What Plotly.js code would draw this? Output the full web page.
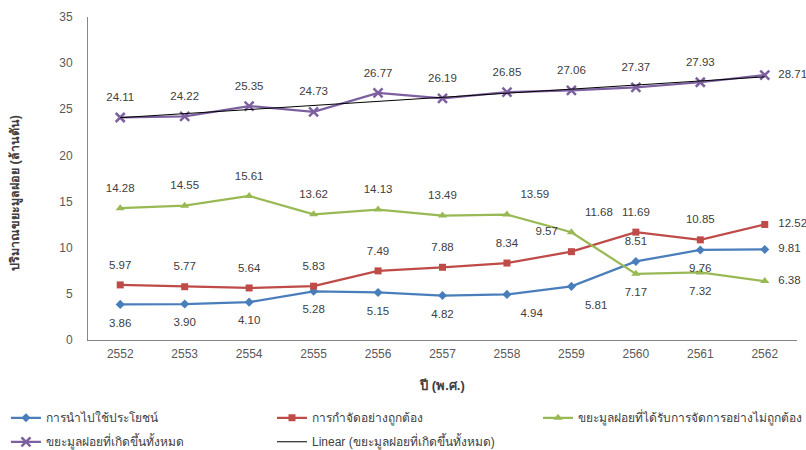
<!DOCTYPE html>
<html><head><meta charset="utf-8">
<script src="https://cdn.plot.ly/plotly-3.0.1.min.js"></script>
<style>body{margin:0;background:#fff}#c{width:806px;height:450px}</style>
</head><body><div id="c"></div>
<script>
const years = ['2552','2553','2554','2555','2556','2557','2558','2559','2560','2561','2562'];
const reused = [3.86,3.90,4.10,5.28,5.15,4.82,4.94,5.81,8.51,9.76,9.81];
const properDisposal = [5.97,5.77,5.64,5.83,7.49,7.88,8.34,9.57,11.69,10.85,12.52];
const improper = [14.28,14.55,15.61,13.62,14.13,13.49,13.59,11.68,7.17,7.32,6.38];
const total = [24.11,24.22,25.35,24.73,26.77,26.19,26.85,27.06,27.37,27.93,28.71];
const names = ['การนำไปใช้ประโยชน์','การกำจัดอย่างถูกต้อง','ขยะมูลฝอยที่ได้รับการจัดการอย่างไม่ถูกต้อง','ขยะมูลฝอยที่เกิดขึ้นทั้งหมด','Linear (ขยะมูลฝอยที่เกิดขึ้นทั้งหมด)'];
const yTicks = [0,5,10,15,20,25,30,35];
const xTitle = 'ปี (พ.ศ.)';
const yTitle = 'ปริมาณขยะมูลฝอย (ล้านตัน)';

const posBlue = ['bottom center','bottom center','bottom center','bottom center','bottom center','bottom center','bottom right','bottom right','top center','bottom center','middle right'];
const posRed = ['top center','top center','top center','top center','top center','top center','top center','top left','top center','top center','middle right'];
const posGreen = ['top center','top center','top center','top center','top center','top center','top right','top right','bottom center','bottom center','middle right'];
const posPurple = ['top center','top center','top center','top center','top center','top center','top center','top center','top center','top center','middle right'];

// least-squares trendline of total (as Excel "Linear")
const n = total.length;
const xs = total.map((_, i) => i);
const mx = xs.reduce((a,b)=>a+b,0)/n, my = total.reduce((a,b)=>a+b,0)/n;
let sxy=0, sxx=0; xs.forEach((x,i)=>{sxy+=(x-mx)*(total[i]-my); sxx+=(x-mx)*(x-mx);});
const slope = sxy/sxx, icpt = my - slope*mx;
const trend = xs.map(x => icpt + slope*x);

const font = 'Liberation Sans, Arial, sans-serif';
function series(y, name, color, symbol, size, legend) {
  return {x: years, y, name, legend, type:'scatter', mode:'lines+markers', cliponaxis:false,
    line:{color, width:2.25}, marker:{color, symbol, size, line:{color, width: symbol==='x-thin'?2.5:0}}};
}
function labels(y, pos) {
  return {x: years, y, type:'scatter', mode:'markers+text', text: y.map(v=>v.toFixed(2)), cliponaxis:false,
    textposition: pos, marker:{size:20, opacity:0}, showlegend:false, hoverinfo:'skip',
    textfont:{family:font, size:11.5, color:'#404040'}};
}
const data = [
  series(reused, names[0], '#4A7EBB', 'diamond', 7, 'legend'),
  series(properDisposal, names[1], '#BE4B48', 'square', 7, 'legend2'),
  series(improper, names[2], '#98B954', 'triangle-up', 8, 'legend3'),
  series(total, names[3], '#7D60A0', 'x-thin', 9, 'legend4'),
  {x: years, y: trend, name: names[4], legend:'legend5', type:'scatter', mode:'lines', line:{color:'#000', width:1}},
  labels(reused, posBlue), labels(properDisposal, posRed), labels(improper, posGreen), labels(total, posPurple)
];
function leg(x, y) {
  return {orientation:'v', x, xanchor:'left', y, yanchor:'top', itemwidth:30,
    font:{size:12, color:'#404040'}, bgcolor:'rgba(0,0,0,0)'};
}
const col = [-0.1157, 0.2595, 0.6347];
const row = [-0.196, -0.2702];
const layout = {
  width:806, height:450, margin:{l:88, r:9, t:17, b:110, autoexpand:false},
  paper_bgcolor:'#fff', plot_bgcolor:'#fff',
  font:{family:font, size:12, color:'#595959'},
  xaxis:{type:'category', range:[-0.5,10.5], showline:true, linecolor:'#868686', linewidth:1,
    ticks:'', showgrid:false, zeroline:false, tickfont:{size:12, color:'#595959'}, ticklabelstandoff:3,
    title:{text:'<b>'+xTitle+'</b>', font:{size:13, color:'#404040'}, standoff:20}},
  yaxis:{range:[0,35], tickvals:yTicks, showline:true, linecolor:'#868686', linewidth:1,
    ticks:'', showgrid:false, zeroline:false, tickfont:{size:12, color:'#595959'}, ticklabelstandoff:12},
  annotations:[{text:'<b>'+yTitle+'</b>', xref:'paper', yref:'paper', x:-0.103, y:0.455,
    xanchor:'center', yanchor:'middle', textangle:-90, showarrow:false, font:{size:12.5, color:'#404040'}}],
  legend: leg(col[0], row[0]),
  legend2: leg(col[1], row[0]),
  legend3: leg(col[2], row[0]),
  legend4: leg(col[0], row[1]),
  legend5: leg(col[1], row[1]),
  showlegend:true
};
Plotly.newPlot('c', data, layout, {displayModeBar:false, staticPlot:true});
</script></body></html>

——————————

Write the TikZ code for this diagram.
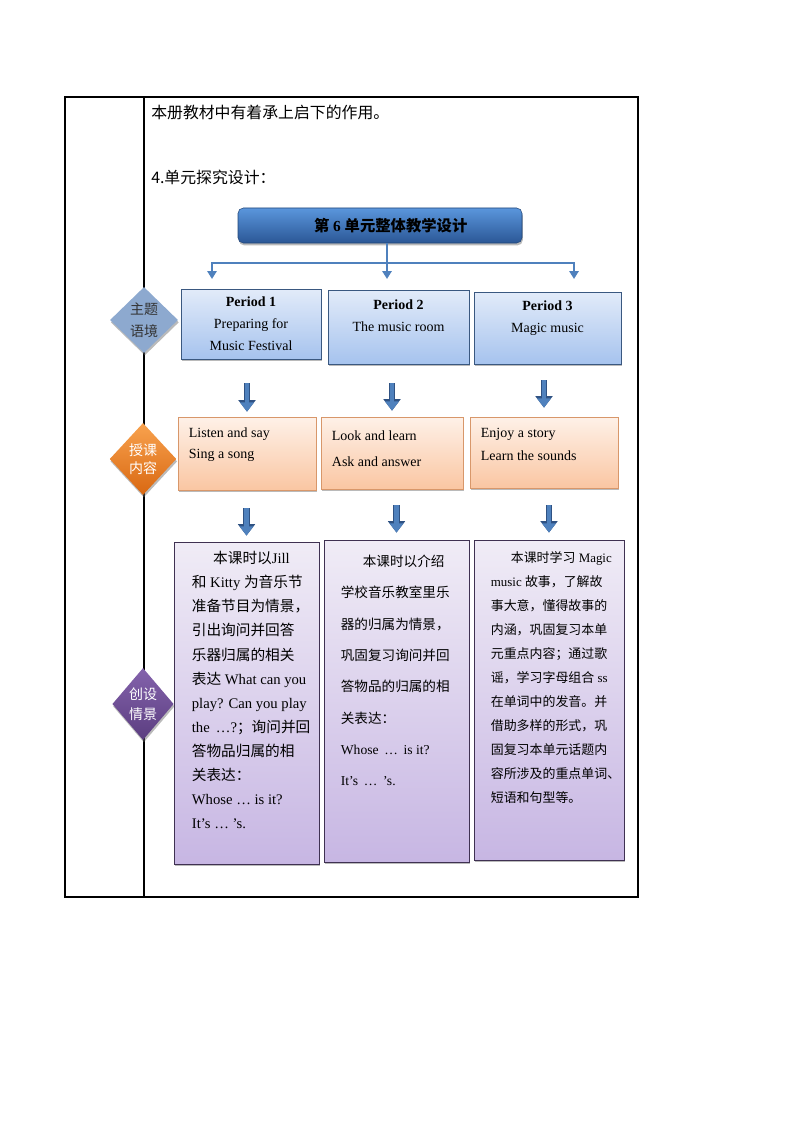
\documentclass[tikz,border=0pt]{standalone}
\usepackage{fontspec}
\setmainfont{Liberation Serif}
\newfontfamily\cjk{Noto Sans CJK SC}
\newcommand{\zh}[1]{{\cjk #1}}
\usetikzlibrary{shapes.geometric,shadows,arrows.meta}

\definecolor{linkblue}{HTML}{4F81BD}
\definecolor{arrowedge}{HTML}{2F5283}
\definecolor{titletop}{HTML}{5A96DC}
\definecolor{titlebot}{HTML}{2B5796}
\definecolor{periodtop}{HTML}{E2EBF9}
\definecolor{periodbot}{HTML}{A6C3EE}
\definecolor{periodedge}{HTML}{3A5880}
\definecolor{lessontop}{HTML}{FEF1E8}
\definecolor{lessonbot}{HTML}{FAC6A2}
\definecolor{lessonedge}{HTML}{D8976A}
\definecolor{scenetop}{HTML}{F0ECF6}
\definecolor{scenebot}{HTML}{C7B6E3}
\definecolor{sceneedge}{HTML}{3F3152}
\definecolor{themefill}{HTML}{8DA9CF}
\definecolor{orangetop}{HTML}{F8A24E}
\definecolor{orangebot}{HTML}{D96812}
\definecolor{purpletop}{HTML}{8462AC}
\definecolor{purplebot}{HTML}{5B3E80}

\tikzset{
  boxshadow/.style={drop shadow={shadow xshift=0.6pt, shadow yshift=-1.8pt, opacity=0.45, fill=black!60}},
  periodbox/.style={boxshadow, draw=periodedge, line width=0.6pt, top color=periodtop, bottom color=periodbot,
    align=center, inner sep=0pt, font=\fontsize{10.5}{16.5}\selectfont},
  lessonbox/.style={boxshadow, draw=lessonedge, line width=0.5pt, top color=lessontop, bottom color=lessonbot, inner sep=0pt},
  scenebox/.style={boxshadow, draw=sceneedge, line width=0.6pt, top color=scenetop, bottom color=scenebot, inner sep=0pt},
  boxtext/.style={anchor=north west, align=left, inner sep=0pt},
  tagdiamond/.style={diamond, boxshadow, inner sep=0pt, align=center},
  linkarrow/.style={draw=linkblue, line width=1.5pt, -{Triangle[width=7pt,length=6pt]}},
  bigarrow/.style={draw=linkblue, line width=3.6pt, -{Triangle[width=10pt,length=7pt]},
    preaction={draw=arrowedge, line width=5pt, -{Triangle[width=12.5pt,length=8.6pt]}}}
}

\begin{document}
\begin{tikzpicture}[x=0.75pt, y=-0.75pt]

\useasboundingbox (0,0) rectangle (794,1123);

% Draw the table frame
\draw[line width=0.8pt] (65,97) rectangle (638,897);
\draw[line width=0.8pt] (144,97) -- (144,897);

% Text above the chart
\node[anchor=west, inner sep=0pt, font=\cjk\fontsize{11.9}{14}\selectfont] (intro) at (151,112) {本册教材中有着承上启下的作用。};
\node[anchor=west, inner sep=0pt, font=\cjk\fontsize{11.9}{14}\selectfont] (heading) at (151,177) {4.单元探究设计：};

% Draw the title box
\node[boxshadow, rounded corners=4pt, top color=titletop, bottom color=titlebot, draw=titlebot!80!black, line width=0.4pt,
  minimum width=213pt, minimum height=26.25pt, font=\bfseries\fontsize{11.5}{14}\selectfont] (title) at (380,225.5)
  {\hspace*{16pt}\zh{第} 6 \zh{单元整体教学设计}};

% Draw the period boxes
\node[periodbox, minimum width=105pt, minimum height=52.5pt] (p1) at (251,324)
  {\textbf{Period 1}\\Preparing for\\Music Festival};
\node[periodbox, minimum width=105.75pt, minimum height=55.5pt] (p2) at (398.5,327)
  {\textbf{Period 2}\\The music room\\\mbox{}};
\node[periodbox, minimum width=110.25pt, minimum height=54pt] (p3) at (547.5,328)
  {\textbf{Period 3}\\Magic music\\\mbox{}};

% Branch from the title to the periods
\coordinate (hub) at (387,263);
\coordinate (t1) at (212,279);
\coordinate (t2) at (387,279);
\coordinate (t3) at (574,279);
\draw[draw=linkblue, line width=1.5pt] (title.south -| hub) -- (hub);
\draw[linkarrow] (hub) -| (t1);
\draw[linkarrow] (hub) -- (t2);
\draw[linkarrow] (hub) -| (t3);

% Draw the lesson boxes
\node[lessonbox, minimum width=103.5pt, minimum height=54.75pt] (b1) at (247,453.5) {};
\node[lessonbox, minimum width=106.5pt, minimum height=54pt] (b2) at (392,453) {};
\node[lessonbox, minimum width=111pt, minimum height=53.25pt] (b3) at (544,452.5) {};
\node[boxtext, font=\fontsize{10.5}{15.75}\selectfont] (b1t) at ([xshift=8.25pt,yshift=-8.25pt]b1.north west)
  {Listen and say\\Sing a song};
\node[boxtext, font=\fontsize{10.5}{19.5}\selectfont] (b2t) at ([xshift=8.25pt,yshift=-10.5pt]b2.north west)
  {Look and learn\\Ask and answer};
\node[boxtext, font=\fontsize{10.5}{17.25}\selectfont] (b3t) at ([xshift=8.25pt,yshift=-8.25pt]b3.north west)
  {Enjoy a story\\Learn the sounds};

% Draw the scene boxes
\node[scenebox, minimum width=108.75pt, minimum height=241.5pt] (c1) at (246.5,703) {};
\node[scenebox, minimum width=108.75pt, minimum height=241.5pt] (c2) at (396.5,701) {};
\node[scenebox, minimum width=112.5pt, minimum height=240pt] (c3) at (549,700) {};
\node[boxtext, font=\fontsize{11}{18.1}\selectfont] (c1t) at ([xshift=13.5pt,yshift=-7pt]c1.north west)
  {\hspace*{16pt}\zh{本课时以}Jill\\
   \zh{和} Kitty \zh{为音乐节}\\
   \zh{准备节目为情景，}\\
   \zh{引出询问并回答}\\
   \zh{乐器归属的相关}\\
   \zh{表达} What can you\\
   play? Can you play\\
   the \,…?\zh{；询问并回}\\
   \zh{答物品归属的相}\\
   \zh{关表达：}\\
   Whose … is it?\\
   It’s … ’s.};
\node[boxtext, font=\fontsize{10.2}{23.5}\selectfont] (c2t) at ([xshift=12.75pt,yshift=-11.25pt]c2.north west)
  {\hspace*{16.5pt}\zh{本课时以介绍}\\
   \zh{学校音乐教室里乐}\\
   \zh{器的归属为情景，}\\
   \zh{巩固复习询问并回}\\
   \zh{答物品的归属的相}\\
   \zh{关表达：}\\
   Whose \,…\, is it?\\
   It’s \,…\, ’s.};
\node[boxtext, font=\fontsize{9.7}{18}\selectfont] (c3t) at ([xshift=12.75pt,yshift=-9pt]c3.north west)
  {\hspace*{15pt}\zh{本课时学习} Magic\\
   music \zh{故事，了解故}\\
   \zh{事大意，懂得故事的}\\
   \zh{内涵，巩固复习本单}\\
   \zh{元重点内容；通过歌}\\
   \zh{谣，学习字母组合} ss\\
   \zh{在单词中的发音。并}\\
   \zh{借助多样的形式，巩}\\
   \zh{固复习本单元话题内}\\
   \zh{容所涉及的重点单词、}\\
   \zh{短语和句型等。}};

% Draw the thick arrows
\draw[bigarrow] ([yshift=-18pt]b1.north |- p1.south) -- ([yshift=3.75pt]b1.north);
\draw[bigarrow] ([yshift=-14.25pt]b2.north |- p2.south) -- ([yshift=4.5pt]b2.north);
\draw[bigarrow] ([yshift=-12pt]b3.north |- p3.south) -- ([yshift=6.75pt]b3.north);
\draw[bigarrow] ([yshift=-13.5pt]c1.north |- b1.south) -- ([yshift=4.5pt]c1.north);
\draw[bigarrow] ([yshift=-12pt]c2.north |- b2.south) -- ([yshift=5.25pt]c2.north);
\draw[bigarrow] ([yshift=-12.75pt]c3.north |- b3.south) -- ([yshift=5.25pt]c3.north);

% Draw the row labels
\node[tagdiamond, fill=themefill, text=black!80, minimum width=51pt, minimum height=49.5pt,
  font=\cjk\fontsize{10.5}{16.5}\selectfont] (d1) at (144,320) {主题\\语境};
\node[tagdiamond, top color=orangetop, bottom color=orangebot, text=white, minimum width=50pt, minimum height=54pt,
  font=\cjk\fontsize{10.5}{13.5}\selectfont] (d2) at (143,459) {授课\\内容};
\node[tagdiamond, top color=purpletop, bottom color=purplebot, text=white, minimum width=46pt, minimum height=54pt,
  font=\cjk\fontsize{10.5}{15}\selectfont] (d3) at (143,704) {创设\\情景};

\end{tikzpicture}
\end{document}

——————————

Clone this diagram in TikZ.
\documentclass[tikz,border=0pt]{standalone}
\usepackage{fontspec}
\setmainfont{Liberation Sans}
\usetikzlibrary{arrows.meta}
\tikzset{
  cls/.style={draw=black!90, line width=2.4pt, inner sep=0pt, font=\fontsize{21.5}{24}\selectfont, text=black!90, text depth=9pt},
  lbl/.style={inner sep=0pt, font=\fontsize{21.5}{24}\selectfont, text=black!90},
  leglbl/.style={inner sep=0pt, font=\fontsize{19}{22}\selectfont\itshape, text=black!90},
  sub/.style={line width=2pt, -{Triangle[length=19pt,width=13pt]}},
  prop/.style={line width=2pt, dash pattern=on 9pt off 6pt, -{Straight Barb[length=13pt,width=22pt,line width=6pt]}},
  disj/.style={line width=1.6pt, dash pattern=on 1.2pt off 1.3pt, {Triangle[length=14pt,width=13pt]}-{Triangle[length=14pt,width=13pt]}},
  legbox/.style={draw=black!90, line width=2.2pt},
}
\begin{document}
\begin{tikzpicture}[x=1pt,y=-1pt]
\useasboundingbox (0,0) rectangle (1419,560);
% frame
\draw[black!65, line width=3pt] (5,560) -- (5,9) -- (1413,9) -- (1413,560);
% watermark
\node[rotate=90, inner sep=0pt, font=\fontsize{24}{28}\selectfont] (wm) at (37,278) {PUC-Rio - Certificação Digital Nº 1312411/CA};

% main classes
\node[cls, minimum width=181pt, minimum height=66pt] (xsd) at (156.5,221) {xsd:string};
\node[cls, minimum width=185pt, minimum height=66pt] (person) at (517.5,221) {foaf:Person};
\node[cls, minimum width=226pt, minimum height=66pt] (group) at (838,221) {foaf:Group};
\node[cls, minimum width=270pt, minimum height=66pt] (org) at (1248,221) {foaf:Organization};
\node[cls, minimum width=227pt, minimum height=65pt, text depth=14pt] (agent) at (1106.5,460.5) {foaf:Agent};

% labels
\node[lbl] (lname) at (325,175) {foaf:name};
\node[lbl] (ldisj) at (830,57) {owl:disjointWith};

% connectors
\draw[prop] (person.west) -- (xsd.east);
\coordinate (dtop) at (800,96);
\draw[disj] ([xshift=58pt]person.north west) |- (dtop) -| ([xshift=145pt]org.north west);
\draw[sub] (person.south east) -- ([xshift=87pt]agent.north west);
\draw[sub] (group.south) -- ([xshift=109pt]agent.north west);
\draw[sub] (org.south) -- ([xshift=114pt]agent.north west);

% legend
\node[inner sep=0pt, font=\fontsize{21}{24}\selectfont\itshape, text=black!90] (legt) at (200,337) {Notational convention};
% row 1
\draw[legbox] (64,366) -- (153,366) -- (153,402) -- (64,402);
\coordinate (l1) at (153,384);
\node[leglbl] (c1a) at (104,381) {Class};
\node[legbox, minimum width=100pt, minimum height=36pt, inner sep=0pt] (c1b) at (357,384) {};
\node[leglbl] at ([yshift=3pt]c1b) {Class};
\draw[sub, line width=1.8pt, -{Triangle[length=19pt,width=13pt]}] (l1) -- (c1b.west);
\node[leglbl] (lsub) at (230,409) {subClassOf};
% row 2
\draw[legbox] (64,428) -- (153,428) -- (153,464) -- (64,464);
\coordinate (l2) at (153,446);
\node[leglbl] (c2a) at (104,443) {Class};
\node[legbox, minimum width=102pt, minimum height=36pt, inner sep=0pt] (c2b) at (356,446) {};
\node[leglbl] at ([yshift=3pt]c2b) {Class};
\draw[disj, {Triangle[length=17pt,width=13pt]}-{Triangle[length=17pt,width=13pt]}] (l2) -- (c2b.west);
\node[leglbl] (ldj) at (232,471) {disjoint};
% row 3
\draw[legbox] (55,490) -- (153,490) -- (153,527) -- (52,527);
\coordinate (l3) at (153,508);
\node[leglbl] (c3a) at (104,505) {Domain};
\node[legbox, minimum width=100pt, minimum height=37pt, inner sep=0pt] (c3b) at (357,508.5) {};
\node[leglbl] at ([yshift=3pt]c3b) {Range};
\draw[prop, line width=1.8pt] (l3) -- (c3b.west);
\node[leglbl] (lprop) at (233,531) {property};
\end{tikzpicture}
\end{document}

——————————

## What the task requires
Give back the exact lines above, running from the one that has "What Plotly.js code" through the one that has "const yTitle = 'ปริมาณขยะมูลฝอย (ล้านตัน)';", with nothing added and no pictures.

## Reply
What Plotly.js code would draw this? Output the full web page.
<!DOCTYPE html>
<html><head><meta charset="utf-8">
<script src="https://cdn.plot.ly/plotly-3.0.1.min.js"></script>
<style>body{margin:0;background:#fff}#c{width:806px;height:450px}</style>
</head><body><div id="c"></div>
<script>
const years = ['2552','2553','2554','2555','2556','2557','2558','2559','2560','2561','2562'];
const reused = [3.86,3.90,4.10,5.28,5.15,4.82,4.94,5.81,8.51,9.76,9.81];
const properDisposal = [5.97,5.77,5.64,5.83,7.49,7.88,8.34,9.57,11.69,10.85,12.52];
const improper = [14.28,14.55,15.61,13.62,14.13,13.49,13.59,11.68,7.17,7.32,6.38];
const total = [24.11,24.22,25.35,24.73,26.77,26.19,26.85,27.06,27.37,27.93,28.71];
const names = ['การนำไปใช้ประโยชน์','การกำจัดอย่างถูกต้อง','ขยะมูลฝอยที่ได้รับการจัดการอย่างไม่ถูกต้อง','ขยะมูลฝอยที่เกิดขึ้นทั้งหมด','Linear (ขยะมูลฝอยที่เกิดขึ้นทั้งหมด)'];
const yTicks = [0,5,10,15,20,25,30,35];
const xTitle = 'ปี (พ.ศ.)';
const yTitle = 'ปริมาณขยะมูลฝอย (ล้านตัน)';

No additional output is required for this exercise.